Friday, 22 de November de 2024 ISSN 1519-7670 - Ano 24 - nº 1315

>>Projeções viram manchete
>>Embromação estatística

Projeções viram manchete


O grau de politização das projeções de crescimento do PIB tornou-se tão patente que as previsões do Banco Central viraram manchete nos quatro jornais mais importantes do país – Folha e Estado de S. Paulo, Globo e Jornal do Brasil –, mas não nos dois especializados em economia, Valor e Gazeta Mercantil.


Os jornais se prendem ao jogo dos números. Embora tenham apontado fatores que contribuíram para uma diminuição do crescimento do Produto em 2005, como a forte retração da agroindústria, não foram capazes de explicar que diferença prática existe entre um crescimento de 5%, como o que o presidente Lula “garantiu”, e os 4% das previsões do BC. Nem foram capazes de relativizar a importância dessas previsões, o que não seria difícil. Bastaria recapitular o que aconteceu em anos passados. Mas se a dança dos números fosse encarada com distanciamento, onde iriam parar as manchetes?


Embromação estatística


O Alberto Dines critica o uso de pesquisas nebulosas para ocupar espaço na entressafra do período natalino.


Dines:


– Neste intervalo entre o Natal e o Ano Novo os jornais quase desaparecem de tão mirrados e mesmo que a presidência da República faça o impossível para garantir algum espaço nas primeiras páginas percebe-se o esforço dos colunistas políticos, sobretudo os diaristas, para produzir fatos. Ou pseudo-fatos, os famosos factóides. Na quarta-feira apareceu nas colunas um ranking elaborado por uma empresa chamada Macroplan que periodicamente ouve 100 jornalistas e personalidades da mídia. O resultado foi desastroso para o governo Lula, mas não é isso que importa. Mesmo numa enquête em círculos próximos ao PT os resultados não seriam muito diferentes. O que preocupa é a proliferação deste tipo de aferição e a acolhida que recebe na mídia. Quem são estas personalidades da mídia – são empresários, futebolistas, atrizes globais ou narcotraficantes? Afinal, cada uma destas categorias pode ser legitimamente considerada mediática. Compreende-se que os responsáveis por esta embromação estatística não queiram revelar os nomes destes “formadores de opinião” mas os leitores deveriam saber se são presidentes de empresas, operadores do mercado de capitais, professores universitários ou apenas clientes da Daslu. E os jornalistas? É claro que seus nomes não podem aparecer, seriam demitidos no dia seguinte pelos irados patrões, mas os leitores ao menos deveriam ser informados a respeito das posições que ocupam – são colunistas políticos, repórteres de polícia, comentaristas de futebol ou editores de cadernos de classificados? Prepare-se, leitor: quando a temporada eleitoral começar mesmo, você vai ser afogado em sondagens de opinião ainda mais capciosas.

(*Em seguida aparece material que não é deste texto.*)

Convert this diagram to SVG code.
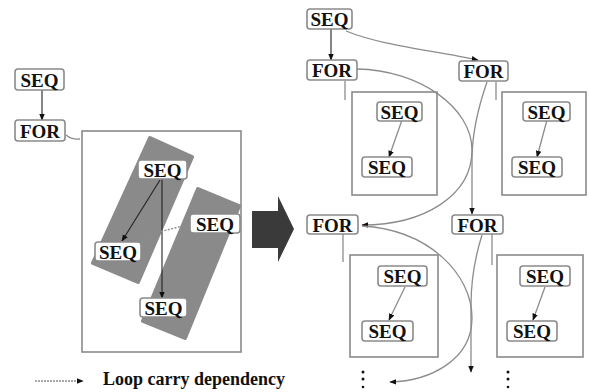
<svg xmlns="http://www.w3.org/2000/svg" width="589" height="392" viewBox="0 0 589 392">
<defs>
<style>
.n rect{fill:#fff;stroke:#8a8a8a;stroke-width:1.6;}
.n text,.t{font-family:"Liberation Serif","Times New Roman",serif;font-weight:bold;font-size:19px;fill:#111;text-anchor:middle;}
.t{font-size:18px;}
.box{fill:none;stroke:#8a8a8a;stroke-width:1.6;}
.c{fill:none;stroke:#8c8c8c;stroke-width:1.3;}
.k{fill:none;stroke:#222;stroke-width:1.1;}
.band{fill:#8a8a8a;stroke:#8a8a8a;stroke-width:4;stroke-linejoin:round;}
</style>
<marker id="ah" viewBox="0 0 10 10" refX="9" refY="5" markerWidth="7" markerHeight="7" markerUnits="userSpaceOnUse" orient="auto"><path d="M0,1 L10,5 L0,9 z" fill="#111"/></marker>
</defs>
<rect width="589" height="392" fill="#fff"/>

<!-- left side container and bands -->
<g id="left-body">
<rect class="box" x="82" y="131" width="159" height="221"/>
<polygon class="band" points="150,138 192,157 138,282 93,263"/>
<polygon class="band" points="198,189 239,206 185,338 143,321"/>
</g>

<g id="connectors">
<line class="k" x1="42" y1="90" x2="42" y2="120" marker-end="url(#ah)"/>
<path class="c" d="M66,135 Q72,140 80,139"/>
<line class="k" x1="162" y1="178" x2="162" y2="298" marker-end="url(#ah)"/>
<line class="k" x1="160" y1="180" x2="122" y2="241" marker-end="url(#ah)"/>
<line class="c" x1="190" y1="224" x2="128" y2="240" stroke-dasharray="2 1.5"/>
<!-- right side -->
<line class="k" x1="331" y1="29" x2="331" y2="60" marker-end="url(#ah)"/>
<path class="c" d="M346,31 C380,45 430,50 478,60" marker-end="url(#ah)"/>
<line class="c" x1="345" y1="81" x2="345" y2="100"/>
<line class="c" x1="496" y1="82" x2="496" y2="100"/>
<path class="c" d="M357,69 C420,70 472,108 472,150 C472,195 425,225 362,225" marker-end="url(#ah)"/>
<path class="c" d="M487,82 Q472,125 472,160 L472,214" marker-end="url(#ah)"/>
<line class="c" x1="402" y1="120" x2="389" y2="157" marker-end="url(#ah)"/>
<line class="c" x1="547" y1="120" x2="537" y2="157" marker-end="url(#ah)"/>
<line class="c" x1="343" y1="234" x2="343" y2="262"/>
<line class="c" x1="492" y1="234" x2="492" y2="265"/>
<path class="c" d="M362,226 C430,230 472,275 472,318 C472,360 430,381 390,382" marker-end="url(#ah)"/>
<path class="c" d="M482,235 Q471,270 471,305 L471,372" marker-end="url(#ah)"/>
<line class="c" x1="405" y1="287" x2="389" y2="320" marker-end="url(#ah)"/>
<line class="c" x1="545" y1="287" x2="533" y2="320" marker-end="url(#ah)"/>
</g>

<!-- left nodes -->
<g id="l-seq" class="n"><rect x="15" y="69" width="49" height="21" rx="3"/><text x="39.5" y="86.5">SEQ</text></g>
<g id="l-for" class="n"><rect x="15" y="120" width="50" height="21" rx="3"/><text x="40" y="137.5">FOR</text></g>
<g id="l-seq-a" class="n"><rect x="138" y="160" width="49" height="19" rx="3"/><text x="162.5" y="176.5">SEQ</text></g>
<g id="l-seq-b" class="n"><rect x="95" y="242" width="46" height="19" rx="3"/><text x="118" y="258.5">SEQ</text></g>
<g id="l-seq-c" class="n"><rect x="190" y="214" width="50" height="19" rx="3"/><text x="215" y="230.5">SEQ</text></g>
<g id="l-seq-d" class="n"><rect x="140" y="298" width="47" height="19" rx="3"/><text x="163.5" y="314.5">SEQ</text></g>

<!-- big arrow -->
<g id="transform-arrow"><polygon points="252,211 278,211 278,196 294,229 278,262 278,248 252,248" fill="#3a3a3a"/></g>

<!-- right side containers -->
<g id="r-body1"><rect class="box" x="352" y="92" width="85" height="103"/></g>
<g id="r-body2"><rect class="box" x="502" y="92" width="84" height="103"/></g>
<g id="r-body3"><rect class="box" x="350" y="255" width="88" height="102"/></g>
<g id="r-body4"><rect class="box" x="497" y="255" width="86" height="102"/></g>

<!-- right nodes -->
<g id="r-seq" class="n"><rect x="307" y="9" width="45" height="20" rx="3"/><text x="329.5" y="26">SEQ</text></g>
<g id="r-for1" class="n"><rect x="307" y="60" width="50" height="20" rx="3"/><text x="332" y="77">FOR</text></g>
<g id="r-for2" class="n"><rect x="459" y="61" width="49" height="20" rx="3"/><text x="483.5" y="78">FOR</text></g>
<g id="r-seq1a" class="n"><rect x="377" y="102" width="45" height="19" rx="3"/><text x="399.5" y="118.5">SEQ</text></g>
<g id="r-seq1b" class="n"><rect x="362" y="157" width="50" height="20" rx="3"/><text x="387" y="174">SEQ</text></g>
<g id="r-seq2a" class="n"><rect x="523" y="102" width="47" height="19" rx="3"/><text x="546.5" y="118.5">SEQ</text></g>
<g id="r-seq2b" class="n"><rect x="512" y="157" width="50" height="20" rx="3"/><text x="537" y="174">SEQ</text></g>
<g id="r-for3" class="n"><rect x="307" y="215" width="51" height="19" rx="3"/><text x="332.5" y="231.5">FOR</text></g>
<g id="r-for4" class="n"><rect x="452" y="215" width="51" height="19" rx="3"/><text x="477.5" y="231.5">FOR</text></g>
<g id="r-seq3a" class="n"><rect x="378" y="266" width="49" height="20" rx="3"/><text x="402.5" y="283">SEQ</text></g>
<g id="r-seq3b" class="n"><rect x="362" y="321" width="51" height="20" rx="3"/><text x="387.5" y="338">SEQ</text></g>
<g id="r-seq4a" class="n"><rect x="520" y="266" width="50" height="20" rx="3"/><text x="545" y="283">SEQ</text></g>
<g id="r-seq4b" class="n"><rect x="507" y="321" width="50" height="20" rx="3"/><text x="532" y="338">SEQ</text></g>

<!-- continuation dots -->
<g id="dots" fill="#111">
<circle cx="363" cy="372" r="1.5"/><circle cx="363" cy="379" r="1.5"/><circle cx="363" cy="387" r="1.3"/>
<circle cx="508" cy="372" r="1.5"/><circle cx="508" cy="379" r="1.5"/><circle cx="508" cy="387" r="1.3"/>
</g>

<!-- legend -->
<g id="legend">
<line class="c" x1="35" y1="381" x2="83" y2="381" stroke-dasharray="2 1" marker-end="url(#ah)"/>
<text class="t" x="103" y="385" style="text-anchor:start">Loop carry dependency</text>
</g>
</svg>
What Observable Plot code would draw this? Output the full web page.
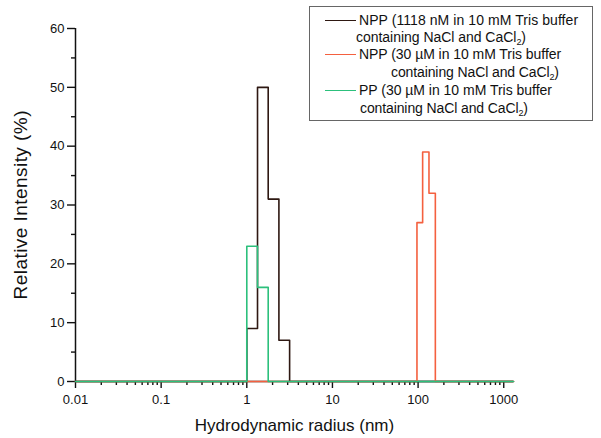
<!DOCTYPE html>
<html><head><meta charset="utf-8">
<script src="https://cdn.jsdelivr.net/npm/d3@7"></script>
<script src="https://cdn.jsdelivr.net/npm/@observablehq/plot@0.6"></script>
<style>
body{margin:0;background:#fff;font-family:"Liberation Sans",Arial,sans-serif;}
#wrap{position:relative;width:601px;height:438px;}
#legend{position:absolute;left:309px;top:6px;width:284px;height:115px;border:1.5px solid #666;box-sizing:border-box;font-size:14px;color:#111;font-family:"Liberation Sans",Arial,sans-serif;}
#legend .ln{position:absolute;height:0;border-top:1.5px solid;width:31px;left:15px;}
#legend .tx{position:absolute;white-space:nowrap;line-height:16px;}
#legend sub{font-size:9px;vertical-align:-3px;line-height:0;}
</style></head>
<body><div id="wrap"></div>
<script>
// Data
const seriesNames = ["NPP 1118 nM", "NPP 30 µM", "PP 30 µM"];
const seriesColors = ["#2e1812", "#f4603f", "#2cc07c"];
const nppLowEdges = [1, 1.334, 1.778, 2.371, 3.162];
const nppLowValues = [9, 50, 31, 7];
const nppHighEdges = [97, 113, 134, 159];
const nppHighValues = [27, 39, 32];
const ppEdges = [1, 1.334, 1.778];
const ppValues = [23, 16];
const xTicks = [0.01, 0.1, 1, 10, 100, 1000];
const yTicks = [0, 10, 20, 30, 40, 50, 60];
const yMinorTicks = [5, 15, 25, 35, 45, 55];
const xMin = 0.01, xMax = 1300;
const xMinorTicks = d3.range(-2, 4).flatMap(e => d3.range(2, 10).map(m => +(m * 10 ** e).toPrecision(3))).filter(v => v <= xMax);

function stepPoints(name, edges, values) {
  const pts = [{series: name, x: xMin, y: 0}];
  edges.forEach((e, i) => pts.push({series: name, x: e, y: i < values.length ? values[i] : 0}));
  pts.push({series: name, x: xMax, y: 0});
  return pts;
}
const data = [
  ...stepPoints(seriesNames[0], nppLowEdges, nppLowValues),
  ...stepPoints(seriesNames[1], nppHighEdges, nppHighValues),
  ...stepPoints(seriesNames[2], ppEdges, ppValues)
];

const font = '"Liberation Sans", Arial, sans-serif';
const chart = Plot.plot({
  width: 601, height: 438,
  marginLeft: 75, marginRight: 88, marginTop: 28, marginBottom: 57,
  x: {type: "log", domain: [xMin, xMax]},
  y: {domain: [0, 60]},
  color: {domain: seriesNames, range: seriesColors},
  style: {fontFamily: font, fontSize: "13px", color: "#111", background: "transparent"},
  marks: [
    Plot.axisX(xTicks, {tickSize: 7, tickPadding: 6, tickFormat: d => String(d), label: null, fontSize: 13, strokeWidth: 1.4}),
    Plot.axisX(xMinorTicks, {tickSize: 4, tickFormat: () => "", label: null, strokeWidth: 1.4}),
    Plot.axisY(yTicks, {tickSize: 8, tickPadding: 3, label: null, fontSize: 13, strokeWidth: 1.4}),
    Plot.axisY(yMinorTicks, {tickSize: 4, tickFormat: () => "", label: null, strokeWidth: 1.4}),
    Plot.ruleY([0], {stroke: "#111", strokeWidth: 1.5}),
    Plot.ruleX([xMin], {stroke: "#111", strokeWidth: 1.5}),
    Plot.line(data, {x: "x", y: "y", z: "series", stroke: "series", curve: "step-after", strokeWidth: 1.6}),
    Plot.text(["Hydrodynamic radius (nm)"], {frameAnchor: "bottom", textAnchor: "middle", lineAnchor: "middle", dy: 44, fontSize: 17, fill: "#111"}),
    Plot.text(["Relative Intensity (%)"], {frameAnchor: "left", textAnchor: "middle", lineAnchor: "middle", dx: -55, rotate: -90, fontSize: 19, fill: "#111"})
  ]
});
const wrap = document.getElementById("wrap");
wrap.appendChild(chart);
// stretch the y label to the reference length
chart.querySelectorAll("text").forEach(t => {
  if (t.textContent.trim() === "Relative Intensity (%)") {
    t.setAttribute("textLength", "189");
    t.setAttribute("lengthAdjust", "spacing");
  }
});

// Legend
const legendRows = [
  {color: seriesColors[0], line: 13, a: ["NPP (1118 nM in 10 mM Tris buffer", 49, 5, 219], b: ["containing NaCl and CaCl<sub>2</sub>)", 46, 22, 170]},
  {color: seriesColors[1], line: 47, a: ["NPP (30 µM in 10 mM Tris buffer", 49, 39, 202], b: ["containing NaCl and CaCl<sub>2</sub>)", 81, 57, 168]},
  {color: seriesColors[2], line: 83, a: ["PP (30 µM in 10 mM Tris buffer", 49, 75, 193], b: ["containing NaCl and CaCl<sub>2</sub>)", 50, 93, 168]}
];
const lg = document.createElement("div");
lg.id = "legend";
wrap.appendChild(lg);
for (const r of legendRows) {
  const ln = document.createElement("div");
  ln.className = "ln"; ln.style.top = r.line + "px"; ln.style.borderColor = r.color;
  lg.appendChild(ln);
  for (const [t, x, y, w] of [r.a, r.b]) {
    const d = document.createElement("div");
    d.className = "tx"; d.innerHTML = t; d.style.left = x + "px"; d.style.top = y + "px";
    lg.appendChild(d);
    const measured = d.getBoundingClientRect().width;
    const n = d.textContent.length;
    d.style.letterSpacing = ((w - measured) / n).toFixed(2) + "px";
  }
}
</script></body></html>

O circo dos salários no Congresso


O deputado Carlito Mers, do PT, criticou ontem a doação de salário da convocação extraordinária feita a uma entidade beneficente pelo deputado Raul Jungmann, do PMDB. Disse que se trata de um investimento que poderá render votos a Jungmann nas eleições de 2006. Hoje, o Painel da Folha de S. Paulo noticia que também o presidente da Câmara, Aldo Rebelo, do PC do B, doará o salário a uma instituição de caridade, como já fizera na convocação anterior. Será que o petista Mers também condena Rebelo, fiel aliado do governo?


A mídia, que sofre crise de abstinência de manchetes paroxísticas, cria ondas em torno de determinados assuntos. O resultado é uma exploração circense de atitudes sinceras ou marotas, quer dizer, tomadas por convicção ou para fazer bonito no noticiário.


Trilha mineira


A Folha informa nesta quinta-feira, 29 de dezembro, que um laudo pericial confirma documento sobre o suposto uso de caixa dois, de 91,5 milhões de reais, durante a campanha derrotada da reeleição do hoje senador Eduardo Azeredo ao governo de Minas Gerais, em 1998. A assessoria do senador Azeredo disse que ele nega ter recebido 4,5 milhões desse total.


A trilha mineira de caixa 2 aberta pelo empresário Marcos Valério, que viria a ser usada pelo PT, ainda não foi devidamente apurada pela imprensa. Muita coisa ficou na sombra. Mas com a diminuição do ritmo em Brasília, essa cobertura, que é da maior relevância para se entender o que aconteceu, poderia ter sido reforçada.


Pinochet fichado


O fichamento do ex-ditador Augusto Pinochet pela polícia chilena tem um valor simbólico de enorme importância. Cabe notar que Pinochet “tocou piano”, como se diz ou se dizia na gíria policial, devido a acusações de assassinato e tortura, não de corrupção. É o crime de sangue, que põe as preocupações e o noticiário numa esfera mais grave.